After a first half to the year that produced a series of weather surprises, the start of June was dry and warm in many parts of the northern hemisphere.
“Global wheat markets closed up once again last week, with hot and dry conditions in key growing regions driving the gains,” Britain’s AHDB Cereals and Oilseeds said in a report published on June 20.
“U.S. spring wheat conditions were the lowest since 1988 for the week ending June 12, according to the USDA,” AHDB said. “The fall in conditions follows increased dryness across key spring wheat growing states.”
The condition of soft wheat in France fell slightly in the week ended June 12, according to the latest data from FranceAgriMer.
“World wheat export prices continued to have a generally weak tone amid outlooks for another year of ample supplies,” the International Grains Council (IGC) said in its Grain Market Report. “However, market participants closely monitored unfavorable weather for 2017 crops in some areas, especially in the U.S., Canada and the E.U., with uncertainty about potential damage triggering occasional spikes in futures.”
Its IGC GOI wheat sub-Index posted a net 3% increase since the previous month, with advances led by export quotations in North America.
“Activity in U.S. futures was often focused on the weather,” it said. “Concerns about poor conditions for domestic crops provided support, but upward momentum was often tempered by perceived mostly favorable production prospects in other northern hemisphere growing regions, with the outlook for global supplies still seen as heavy.
“However, amid reports of disappointing results from the early stages of HRW harvesting, worries mounted about the outlook for higher-grade supplies, with ideas that the firmer price trend might become more entrenched. Since the last report, nearby U.S. Gulf export quotations for HRW rose by $12, to $201 fob, while SRW gained $3, to $179 fob.
“Although concerns about E.U. crops were not entirely reversed, improving conditions in certain areas weighed on local values, including in France, with nearby MATIF futures trading close to contract lows at times. A deteriorating export outlook owing to unfavorable currency movements added to bearish sentiment, although solid demand for feed wheat provided underpinning, especially in Germany.”

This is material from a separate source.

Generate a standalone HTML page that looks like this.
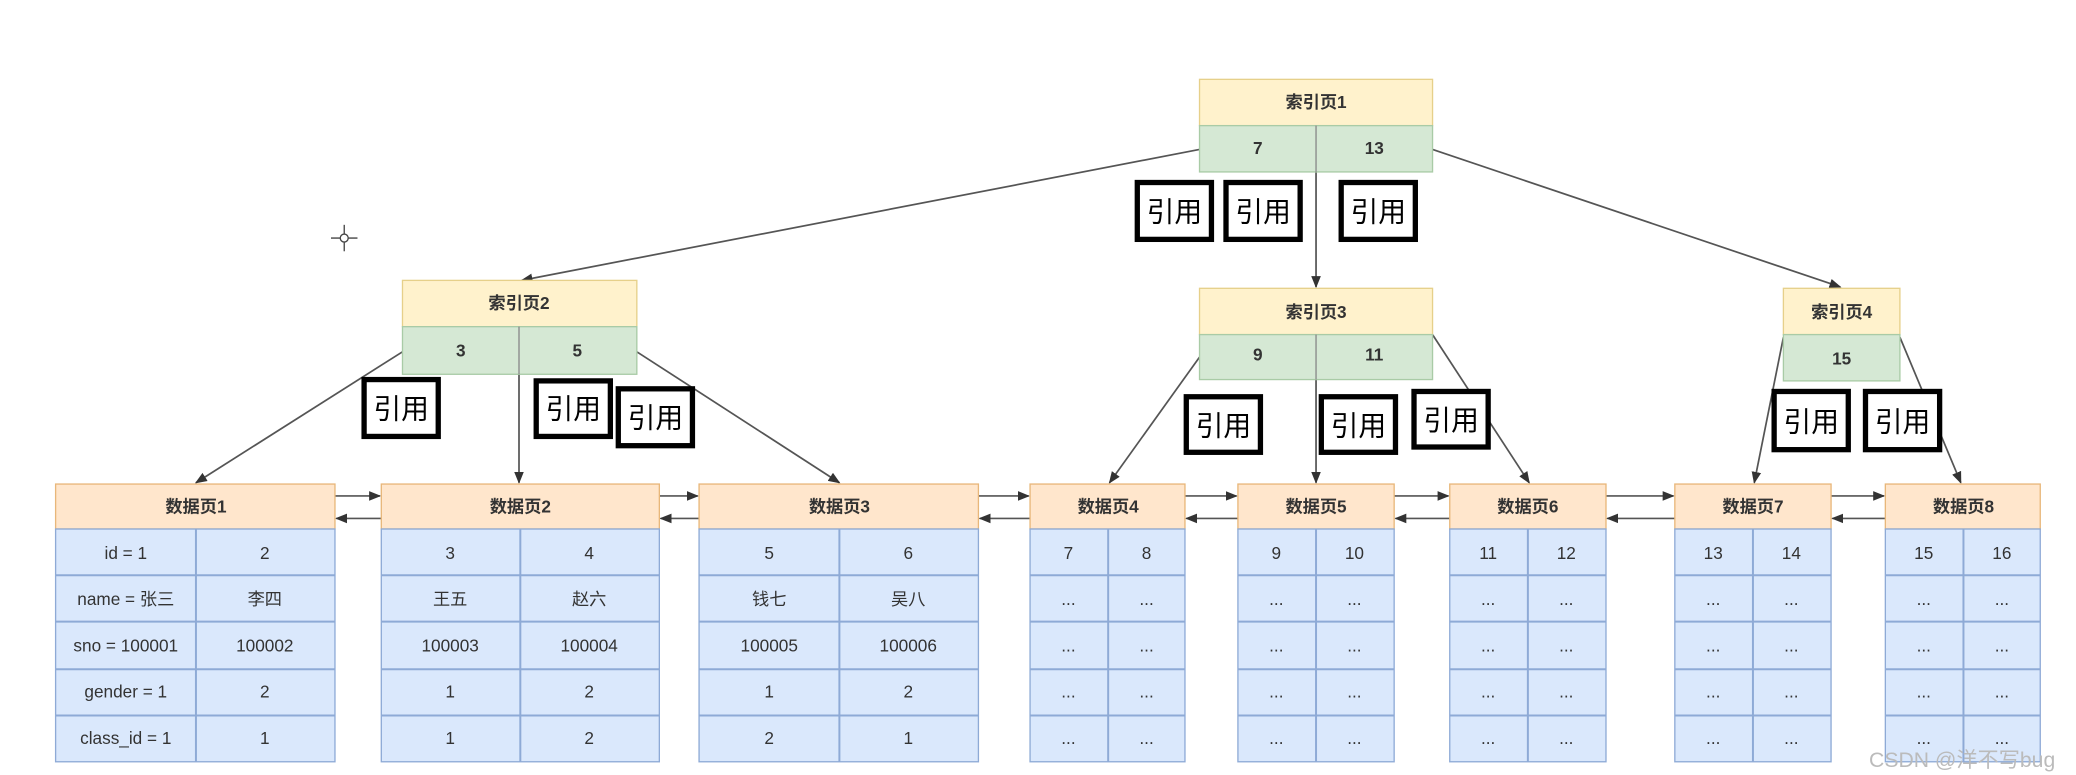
<!DOCTYPE html>
<html><head><meta charset="utf-8"><style>
html,body{margin:0;padding:0;background:#fff;width:2076px;height:775px;overflow:hidden}
svg{display:block}
text{font-family:"Liberation Sans","Noto Sans CJK SC",sans-serif;text-anchor:middle;dominant-baseline:central;fill:#333;font-size:13px}
.b{font-weight:bold}
.r{font-size:21px;fill:#000;font-family:"Noto Sans CJK SC","WenQuanYi Zen Hei",sans-serif}
.y{fill:#fff2cc;stroke:#e6d08a;stroke-width:1}
.g{fill:#d5e8d4;stroke:#a9cba6;stroke-width:1}
.o{fill:#ffe6cc;stroke:#e8b77a;stroke-width:1}
.u{fill:#dae8fc;stroke:#8eaad6;stroke-width:1}
.ln{stroke:#555;stroke-width:1.3;fill:none}
.rb{fill:#fff;stroke:#000;stroke-width:4}
.d{stroke:#8eaad6;stroke-width:1.5}
</style></head><body>
<svg width="2076" height="775" viewBox="0 0 1568 586" preserveAspectRatio="none">
<defs><marker id="a" viewBox="0 0 10 10" refX="9" refY="5" markerWidth="7" markerHeight="7" orient="auto"><path d="M0,1 L10,5 L0,9 z" fill="#333"/></marker></defs>

<!-- tree lines -->
<line class="ln" x1="906" y1="113" x2="394" y2="212" marker-end="url(#a)"/>
<line class="ln" x1="994" y1="130" x2="994" y2="217" marker-end="url(#a)"/>
<line class="ln" x1="1082" y1="113" x2="1390" y2="217" marker-end="url(#a)"/>
<line class="ln" x1="304" y1="266" x2="148" y2="365" marker-end="url(#a)"/>
<line class="ln" x1="392" y1="283" x2="392" y2="365" marker-end="url(#a)"/>
<line class="ln" x1="481" y1="266" x2="634" y2="365" marker-end="url(#a)"/>
<line class="ln" x1="906" y1="270" x2="838" y2="365" marker-end="url(#a)"/>
<line class="ln" x1="994" y1="287" x2="994" y2="365" marker-end="url(#a)"/>
<line class="ln" x1="1082" y1="253" x2="1155" y2="365" marker-end="url(#a)"/>
<line class="ln" x1="1347" y1="255" x2="1325" y2="365" marker-end="url(#a)"/>
<line class="ln" x1="1435" y1="255" x2="1481" y2="365" marker-end="url(#a)"/>

<!-- horizontal links -->
<g class="ln">
<line x1="253" y1="375" x2="287" y2="375" marker-end="url(#a)"/><line x1="288" y1="392" x2="254" y2="392" marker-end="url(#a)"/>
<line x1="498" y1="375" x2="527" y2="375" marker-end="url(#a)"/><line x1="528" y1="392" x2="499" y2="392" marker-end="url(#a)"/>
<line x1="739" y1="375" x2="777" y2="375" marker-end="url(#a)"/><line x1="778" y1="392" x2="740" y2="392" marker-end="url(#a)"/>
<line x1="895" y1="375" x2="934" y2="375" marker-end="url(#a)"/><line x1="935" y1="392" x2="896" y2="392" marker-end="url(#a)"/>
<line x1="1053" y1="375" x2="1094" y2="375" marker-end="url(#a)"/><line x1="1095" y1="392" x2="1054" y2="392" marker-end="url(#a)"/>
<line x1="1213" y1="375" x2="1264" y2="375" marker-end="url(#a)"/><line x1="1265" y1="392" x2="1214" y2="392" marker-end="url(#a)"/>
<line x1="1383" y1="375" x2="1423" y2="375" marker-end="url(#a)"/><line x1="1424" y1="392" x2="1384" y2="392" marker-end="url(#a)"/>
</g>

<!-- index pages -->
<rect class="y" x="906" y="60" width="176" height="35"/><rect class="g" x="906" y="95" width="176" height="35"/>
<line x1="994" y1="95" x2="994" y2="130" stroke="#888"/>
<text class="b" x="994" y="77">索引页1</text><text class="b" x="950" y="112">7</text><text class="b" x="1038" y="112">13</text>

<rect class="y" x="304" y="212" width="177" height="35"/><rect class="g" x="304" y="247" width="177" height="36"/>
<line x1="392" y1="247" x2="392" y2="283" stroke="#888"/>
<text class="b" x="392" y="229">索引页2</text><text class="b" x="348" y="265">3</text><text class="b" x="436" y="265">5</text>

<rect class="y" x="906" y="218" width="176" height="35"/><rect class="g" x="906" y="253" width="176" height="34"/>
<line x1="994" y1="253" x2="994" y2="287" stroke="#888"/>
<text class="b" x="994" y="236">索引页3</text><text class="b" x="950" y="268">9</text><text class="b" x="1038" y="268">11</text>

<rect class="y" x="1347" y="218" width="88" height="35"/><rect class="g" x="1347" y="253" width="88" height="35"/>
<text class="b" x="1391" y="236">索引页4</text><text class="b" x="1391" y="271">15</text>

<!-- data pages -->
<g>
<rect class="o" x="42" y="366" width="211" height="34"/><rect class="u" x="42" y="400" width="211" height="176"/>
<line class="d" x1="148" y1="400" x2="148" y2="576"/>
<text class="b" x="148" y="383">数据页1</text>
<text x="95" y="418">id = 1</text><text x="200" y="418">2</text>
<text x="95" y="453">name = 张三</text><text x="200" y="453">李四</text>
<text x="95" y="488">sno = 100001</text><text x="200" y="488">100002</text>
<text x="95" y="523">gender = 1</text><text x="200" y="523">2</text>
<text x="95" y="558">class_id = 1</text><text x="200" y="558">1</text>
</g>
<g>
<rect class="o" x="288" y="366" width="210" height="34"/><rect class="u" x="288" y="400" width="210" height="176"/>
<line class="d" x1="393" y1="400" x2="393" y2="576"/>
<text class="b" x="393" y="383">数据页2</text>
<text x="340" y="418">3</text><text x="445" y="418">4</text>
<text x="340" y="453">王五</text><text x="445" y="453">赵六</text>
<text x="340" y="488">100003</text><text x="445" y="488">100004</text>
<text x="340" y="523">1</text><text x="445" y="523">2</text>
<text x="340" y="558">1</text><text x="445" y="558">2</text>
</g>
<g>
<rect class="o" x="528" y="366" width="211" height="34"/><rect class="u" x="528" y="400" width="211" height="176"/>
<line class="d" x1="634" y1="400" x2="634" y2="576"/>
<text class="b" x="634" y="383">数据页3</text>
<text x="581" y="418">5</text><text x="686" y="418">6</text>
<text x="581" y="453">钱七</text><text x="686" y="453">吴八</text>
<text x="581" y="488">100005</text><text x="686" y="488">100006</text>
<text x="581" y="523">1</text><text x="686" y="523">2</text>
<text x="581" y="558">2</text><text x="686" y="558">1</text>
</g>
<g>
<rect class="o" x="778" y="366" width="117" height="34"/><rect class="u" x="778" y="400" width="117" height="176"/>
<line class="d" x1="837" y1="400" x2="837" y2="576"/>
<text class="b" x="837" y="383">数据页4</text>
<text x="807" y="418">7</text><text x="866" y="418">8</text>
<text x="807" y="453">...</text><text x="866" y="453">...</text><text x="807" y="488">...</text><text x="866" y="488">...</text>
<text x="807" y="523">...</text><text x="866" y="523">...</text><text x="807" y="558">...</text><text x="866" y="558">...</text>
</g>
<g>
<rect class="o" x="935" y="366" width="118" height="34"/><rect class="u" x="935" y="400" width="118" height="176"/>
<line class="d" x1="994" y1="400" x2="994" y2="576"/>
<text class="b" x="994" y="383">数据页5</text>
<text x="964" y="418">9</text><text x="1023" y="418">10</text>
<text x="964" y="453">...</text><text x="1023" y="453">...</text><text x="964" y="488">...</text><text x="1023" y="488">...</text>
<text x="964" y="523">...</text><text x="1023" y="523">...</text><text x="964" y="558">...</text><text x="1023" y="558">...</text>
</g>
<g>
<rect class="o" x="1095" y="366" width="118" height="34"/><rect class="u" x="1095" y="400" width="118" height="176"/>
<line class="d" x1="1154" y1="400" x2="1154" y2="576"/>
<text class="b" x="1154" y="383">数据页6</text>
<text x="1124" y="418">11</text><text x="1183" y="418">12</text>
<text x="1124" y="453">...</text><text x="1183" y="453">...</text><text x="1124" y="488">...</text><text x="1183" y="488">...</text>
<text x="1124" y="523">...</text><text x="1183" y="523">...</text><text x="1124" y="558">...</text><text x="1183" y="558">...</text>
</g>
<g>
<rect class="o" x="1265" y="366" width="118" height="34"/><rect class="u" x="1265" y="400" width="118" height="176"/>
<line class="d" x1="1324" y1="400" x2="1324" y2="576"/>
<text class="b" x="1324" y="383">数据页7</text>
<text x="1294" y="418">13</text><text x="1353" y="418">14</text>
<text x="1294" y="453">...</text><text x="1353" y="453">...</text><text x="1294" y="488">...</text><text x="1353" y="488">...</text>
<text x="1294" y="523">...</text><text x="1353" y="523">...</text><text x="1294" y="558">...</text><text x="1353" y="558">...</text>
</g>
<g>
<rect class="o" x="1424" y="366" width="117" height="34"/><rect class="u" x="1424" y="400" width="117" height="176"/>
<line class="d" x1="1483" y1="400" x2="1483" y2="576"/>
<text class="b" x="1483" y="383">数据页8</text>
<text x="1453" y="418">15</text><text x="1512" y="418">16</text>
<text x="1453" y="453">...</text><text x="1512" y="453">...</text><text x="1453" y="488">...</text><text x="1512" y="488">...</text>
<text x="1453" y="523">...</text><text x="1512" y="523">...</text><text x="1453" y="558">...</text><text x="1512" y="558">...</text>
</g>
<!-- row separators -->
<g stroke="#8eaad6" stroke-width="1.5">
<line x1="42" y1="435" x2="253" y2="435"/><line x1="42" y1="470" x2="253" y2="470"/><line x1="42" y1="506" x2="253" y2="506"/><line x1="42" y1="541" x2="253" y2="541"/>
<line x1="288" y1="435" x2="498" y2="435"/><line x1="288" y1="470" x2="498" y2="470"/><line x1="288" y1="506" x2="498" y2="506"/><line x1="288" y1="541" x2="498" y2="541"/>
<line x1="528" y1="435" x2="739" y2="435"/><line x1="528" y1="470" x2="739" y2="470"/><line x1="528" y1="506" x2="739" y2="506"/><line x1="528" y1="541" x2="739" y2="541"/>
<line x1="778" y1="435" x2="895" y2="435"/><line x1="778" y1="470" x2="895" y2="470"/><line x1="778" y1="506" x2="895" y2="506"/><line x1="778" y1="541" x2="895" y2="541"/>
<line x1="935" y1="435" x2="1053" y2="435"/><line x1="935" y1="470" x2="1053" y2="470"/><line x1="935" y1="506" x2="1053" y2="506"/><line x1="935" y1="541" x2="1053" y2="541"/>
<line x1="1095" y1="435" x2="1213" y2="435"/><line x1="1095" y1="470" x2="1213" y2="470"/><line x1="1095" y1="506" x2="1213" y2="506"/><line x1="1095" y1="541" x2="1213" y2="541"/>
<line x1="1265" y1="435" x2="1383" y2="435"/><line x1="1265" y1="470" x2="1383" y2="470"/><line x1="1265" y1="506" x2="1383" y2="506"/><line x1="1265" y1="541" x2="1383" y2="541"/>
<line x1="1424" y1="435" x2="1541" y2="435"/><line x1="1424" y1="470" x2="1541" y2="470"/><line x1="1424" y1="506" x2="1541" y2="506"/><line x1="1424" y1="541" x2="1541" y2="541"/>
</g>

<!-- reference boxes -->
<rect class="rb" x="859" y="138" width="56" height="43"/><text class="r" x="887" y="159">引用</text>
<rect class="rb" x="926" y="138" width="56" height="43"/><text class="r" x="954" y="159">引用</text>
<rect class="rb" x="1013" y="138" width="56" height="43"/><text class="r" x="1041" y="159">引用</text>
<rect class="rb" x="275" y="287" width="56" height="43"/><text class="r" x="303" y="308">引用</text>
<rect class="rb" x="405" y="288" width="56" height="42"/><text class="r" x="433" y="308">引用</text>
<rect class="rb" x="467" y="294" width="56" height="43"/><text class="r" x="495" y="315">引用</text>
<rect class="rb" x="896" y="300" width="56" height="42"/><text class="r" x="924" y="321">引用</text>
<rect class="rb" x="998" y="300" width="56" height="42"/><text class="r" x="1026" y="321">引用</text>
<rect class="rb" x="1068" y="296" width="56" height="42"/><text class="r" x="1096" y="317">引用</text>
<rect class="rb" x="1340" y="296" width="56" height="44"/><text class="r" x="1368" y="318">引用</text>
<rect class="rb" x="1409" y="296" width="56" height="44"/><text class="r" x="1437" y="318">引用</text>

<!-- crosshair -->
<g stroke="#444" stroke-width="1"><line x1="250" y1="180" x2="270" y2="180"/><line x1="260" y1="170" x2="260" y2="190"/></g>
<circle cx="260" cy="180" r="3" fill="#fff" stroke="#444"/>

<text x="1482" y="575" style="font-size:16px;fill:#bbb">CSDN @洋不写bug</text>
</svg>
</body></html>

“U.S. wheat is — after a two-year absence — again competitive in Egypt’s GASC tender, supported by a lower U.S. dollar and tight European stocks,” Rabobank said. “The latest Egyptian tender revealed how big the price difference is between the U.S. and the rest of the world. The U.S. offered a price of $11/tonne below Black Sea wheat.”
That offset the $11.8 freight advantage of Black Sea wheat.
“This might signal a reopened outlet for U.S. large wheat stocks, while also showing the effect of a weakening U.S. dollar,” Rabobank said. “Crop damage from the early May U.S. snowstorm seems to be limited, but cold weather could result in lower protein levels. Abundant rains in late April and May have been beneficial for the heading phase of winter wheat, but as the crop matures, warm and sunny weather is required to push protein levels higher.
“First HRW harvest in Texas indicated protein levels below 10% and yields down 10% to 35%, compared to last year. U.S. weather is forecast to remain cold and wet for the beginning of summer, and as a result, has stimulated some end users to buy additional old-crop wheat to secure higher-protein wheat.”
Rabobank reported generally improved wheat in France, Ukraine and Australia.
“Rains finally hit French core wheat areas, but soil moisture remains dryer than ideal,” Rabobank said. “As a result, 75% of the French crop is in good/very good condition, compared to 85% last year. French yield is estimated at 6.6 tonnes/hectare, which is — for a second year — below the five-year average of 6.9 tonnes/hectare.”
Rains are forecast for the coming weeks in several key production areas.
“Eastern Ukraine experienced a dry spring, but recent above-normal precipitation fully replenished soil moisture,” Rabobank said. “Other parts of the Black Sea region also saw favorable weather conditions, bringing yield expectations slightly above average. In the southern hemisphere, Australia’s south and eastern wheat areas received good precipitation, stimulating the germinating crop.”